REQUIRED WORK> Omit pictures and quote the listing below line by line, from its start through the line that holds "var yTicks = [0, 0.002, 0.004, 0.006, 0.008, 0.01, 0.012];".

** START MATERIAL **

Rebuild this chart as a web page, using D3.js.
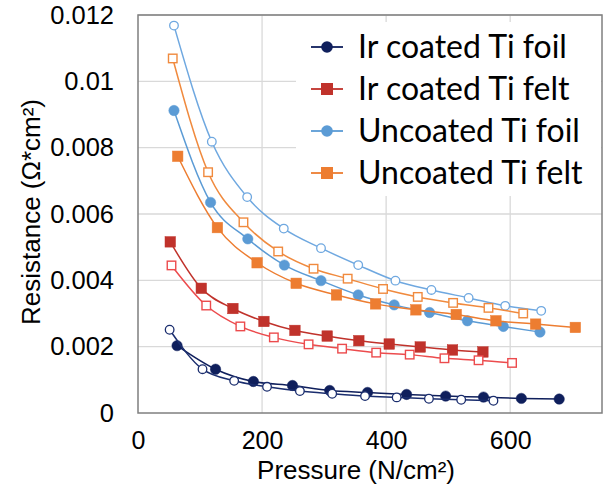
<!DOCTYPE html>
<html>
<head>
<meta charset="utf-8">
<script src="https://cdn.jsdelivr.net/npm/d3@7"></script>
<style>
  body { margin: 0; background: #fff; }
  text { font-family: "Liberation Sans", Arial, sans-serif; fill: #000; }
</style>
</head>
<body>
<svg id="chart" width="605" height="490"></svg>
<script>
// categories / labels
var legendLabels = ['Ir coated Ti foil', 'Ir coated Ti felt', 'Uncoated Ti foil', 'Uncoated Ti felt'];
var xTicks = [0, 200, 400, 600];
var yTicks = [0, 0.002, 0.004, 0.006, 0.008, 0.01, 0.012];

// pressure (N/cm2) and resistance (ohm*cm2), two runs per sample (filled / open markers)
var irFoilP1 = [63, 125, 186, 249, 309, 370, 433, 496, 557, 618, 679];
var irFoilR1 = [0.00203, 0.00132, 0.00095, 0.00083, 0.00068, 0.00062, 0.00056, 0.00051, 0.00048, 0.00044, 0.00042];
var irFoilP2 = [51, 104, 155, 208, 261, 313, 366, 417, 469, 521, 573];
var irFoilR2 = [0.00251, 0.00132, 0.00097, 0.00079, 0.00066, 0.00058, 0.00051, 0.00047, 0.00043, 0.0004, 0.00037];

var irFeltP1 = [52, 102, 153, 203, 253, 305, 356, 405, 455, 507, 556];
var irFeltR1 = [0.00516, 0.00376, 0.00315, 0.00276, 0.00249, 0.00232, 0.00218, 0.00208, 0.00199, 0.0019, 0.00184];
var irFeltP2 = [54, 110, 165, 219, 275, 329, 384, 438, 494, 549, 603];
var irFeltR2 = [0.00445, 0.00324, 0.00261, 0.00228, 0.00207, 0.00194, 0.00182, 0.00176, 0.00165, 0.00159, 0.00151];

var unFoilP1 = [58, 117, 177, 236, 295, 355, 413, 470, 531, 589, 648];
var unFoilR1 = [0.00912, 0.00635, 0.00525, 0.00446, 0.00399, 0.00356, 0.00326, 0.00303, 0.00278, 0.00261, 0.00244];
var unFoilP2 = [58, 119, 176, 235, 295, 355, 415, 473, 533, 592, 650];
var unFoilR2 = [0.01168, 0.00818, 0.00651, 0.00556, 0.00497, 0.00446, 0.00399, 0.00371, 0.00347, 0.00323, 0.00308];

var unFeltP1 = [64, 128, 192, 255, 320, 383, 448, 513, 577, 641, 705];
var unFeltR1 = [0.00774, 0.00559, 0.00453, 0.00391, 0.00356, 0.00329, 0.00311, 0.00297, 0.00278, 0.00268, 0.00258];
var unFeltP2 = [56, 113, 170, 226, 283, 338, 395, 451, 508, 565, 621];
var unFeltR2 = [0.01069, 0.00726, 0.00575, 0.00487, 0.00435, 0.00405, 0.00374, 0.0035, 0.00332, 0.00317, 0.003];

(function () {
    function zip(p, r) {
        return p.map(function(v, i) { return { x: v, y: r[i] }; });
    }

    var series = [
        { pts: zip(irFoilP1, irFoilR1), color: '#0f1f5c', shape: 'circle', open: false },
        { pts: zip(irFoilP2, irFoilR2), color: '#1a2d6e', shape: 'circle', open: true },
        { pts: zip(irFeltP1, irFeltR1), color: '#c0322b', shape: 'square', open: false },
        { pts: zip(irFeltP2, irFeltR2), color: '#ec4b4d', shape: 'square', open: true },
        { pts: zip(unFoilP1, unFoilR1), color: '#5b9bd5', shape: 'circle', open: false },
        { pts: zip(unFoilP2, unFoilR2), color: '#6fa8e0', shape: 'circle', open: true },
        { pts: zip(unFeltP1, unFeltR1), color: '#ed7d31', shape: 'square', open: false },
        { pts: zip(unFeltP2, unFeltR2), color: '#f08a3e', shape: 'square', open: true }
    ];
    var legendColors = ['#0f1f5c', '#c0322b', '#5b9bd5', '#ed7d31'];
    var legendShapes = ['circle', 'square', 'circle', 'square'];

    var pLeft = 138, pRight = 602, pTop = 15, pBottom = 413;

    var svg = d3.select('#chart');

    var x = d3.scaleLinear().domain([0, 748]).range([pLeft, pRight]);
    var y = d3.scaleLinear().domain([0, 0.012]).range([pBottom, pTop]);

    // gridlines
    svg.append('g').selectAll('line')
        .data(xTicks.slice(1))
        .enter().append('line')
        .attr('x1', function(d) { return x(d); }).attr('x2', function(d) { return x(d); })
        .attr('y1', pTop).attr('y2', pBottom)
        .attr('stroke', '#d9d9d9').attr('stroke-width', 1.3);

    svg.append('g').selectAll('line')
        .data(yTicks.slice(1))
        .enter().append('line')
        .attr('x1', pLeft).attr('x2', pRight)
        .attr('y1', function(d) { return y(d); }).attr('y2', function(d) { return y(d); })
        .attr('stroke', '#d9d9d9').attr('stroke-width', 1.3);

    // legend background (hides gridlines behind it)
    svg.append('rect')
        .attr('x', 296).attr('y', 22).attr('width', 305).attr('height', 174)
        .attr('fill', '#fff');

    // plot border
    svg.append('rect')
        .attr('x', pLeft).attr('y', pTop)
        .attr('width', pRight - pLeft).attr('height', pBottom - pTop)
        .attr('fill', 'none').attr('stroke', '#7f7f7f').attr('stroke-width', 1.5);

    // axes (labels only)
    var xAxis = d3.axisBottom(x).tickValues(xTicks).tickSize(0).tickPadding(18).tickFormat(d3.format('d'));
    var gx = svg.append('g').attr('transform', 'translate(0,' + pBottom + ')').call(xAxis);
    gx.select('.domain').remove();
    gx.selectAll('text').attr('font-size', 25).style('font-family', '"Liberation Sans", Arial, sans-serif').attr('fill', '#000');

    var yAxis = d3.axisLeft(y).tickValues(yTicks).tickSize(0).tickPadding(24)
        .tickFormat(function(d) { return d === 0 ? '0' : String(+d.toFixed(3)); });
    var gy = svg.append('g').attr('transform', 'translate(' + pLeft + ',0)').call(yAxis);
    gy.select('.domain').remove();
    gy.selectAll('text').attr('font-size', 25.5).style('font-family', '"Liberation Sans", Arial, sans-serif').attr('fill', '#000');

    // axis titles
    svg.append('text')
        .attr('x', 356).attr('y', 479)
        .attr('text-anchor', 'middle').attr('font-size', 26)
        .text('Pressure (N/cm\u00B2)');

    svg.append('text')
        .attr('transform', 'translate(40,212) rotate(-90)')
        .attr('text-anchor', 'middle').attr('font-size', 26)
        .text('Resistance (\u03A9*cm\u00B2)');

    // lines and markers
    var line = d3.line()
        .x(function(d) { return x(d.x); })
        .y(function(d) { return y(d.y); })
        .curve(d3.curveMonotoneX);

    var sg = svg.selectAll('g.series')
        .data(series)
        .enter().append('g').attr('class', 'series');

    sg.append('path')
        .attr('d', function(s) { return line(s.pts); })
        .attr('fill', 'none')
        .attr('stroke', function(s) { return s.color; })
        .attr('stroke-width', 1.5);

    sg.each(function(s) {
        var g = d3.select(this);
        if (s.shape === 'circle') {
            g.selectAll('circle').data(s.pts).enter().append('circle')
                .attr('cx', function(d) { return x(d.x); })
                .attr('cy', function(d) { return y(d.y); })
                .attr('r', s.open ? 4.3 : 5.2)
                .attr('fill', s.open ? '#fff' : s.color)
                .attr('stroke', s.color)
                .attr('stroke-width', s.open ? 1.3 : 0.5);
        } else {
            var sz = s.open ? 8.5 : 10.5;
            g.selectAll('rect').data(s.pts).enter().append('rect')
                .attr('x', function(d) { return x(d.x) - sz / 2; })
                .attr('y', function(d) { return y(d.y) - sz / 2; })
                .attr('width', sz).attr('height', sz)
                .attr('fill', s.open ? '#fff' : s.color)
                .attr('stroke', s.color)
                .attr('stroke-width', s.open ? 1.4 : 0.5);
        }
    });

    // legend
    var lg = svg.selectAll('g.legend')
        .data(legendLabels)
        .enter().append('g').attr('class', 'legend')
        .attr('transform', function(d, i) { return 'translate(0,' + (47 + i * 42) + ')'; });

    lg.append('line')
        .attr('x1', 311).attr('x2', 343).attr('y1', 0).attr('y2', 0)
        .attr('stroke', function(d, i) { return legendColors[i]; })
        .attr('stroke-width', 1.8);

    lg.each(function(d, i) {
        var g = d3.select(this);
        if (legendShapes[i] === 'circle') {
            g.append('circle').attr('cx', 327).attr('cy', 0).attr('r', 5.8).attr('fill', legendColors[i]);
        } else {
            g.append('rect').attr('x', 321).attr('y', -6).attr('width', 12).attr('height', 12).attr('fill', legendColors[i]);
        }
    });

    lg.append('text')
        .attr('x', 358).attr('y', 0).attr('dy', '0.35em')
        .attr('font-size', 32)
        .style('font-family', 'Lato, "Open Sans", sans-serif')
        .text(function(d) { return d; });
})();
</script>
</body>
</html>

** END MATERIAL **

THE SOLUTION>
Rebuild this chart as a web page, using D3.js.
<!DOCTYPE html>
<html>
<head>
<meta charset="utf-8">
<script src="https://cdn.jsdelivr.net/npm/d3@7"></script>
<style>
  body { margin: 0; background: #fff; }
  text { font-family: "Liberation Sans", Arial, sans-serif; fill: #000; }
</style>
</head>
<body>
<svg id="chart" width="605" height="490"></svg>
<script>
// categories / labels
var legendLabels = ['Ir coated Ti foil', 'Ir coated Ti felt', 'Uncoated Ti foil', 'Uncoated Ti felt'];
var xTicks = [0, 200, 400, 600];
var yTicks = [0, 0.002, 0.004, 0.006, 0.008, 0.01, 0.012];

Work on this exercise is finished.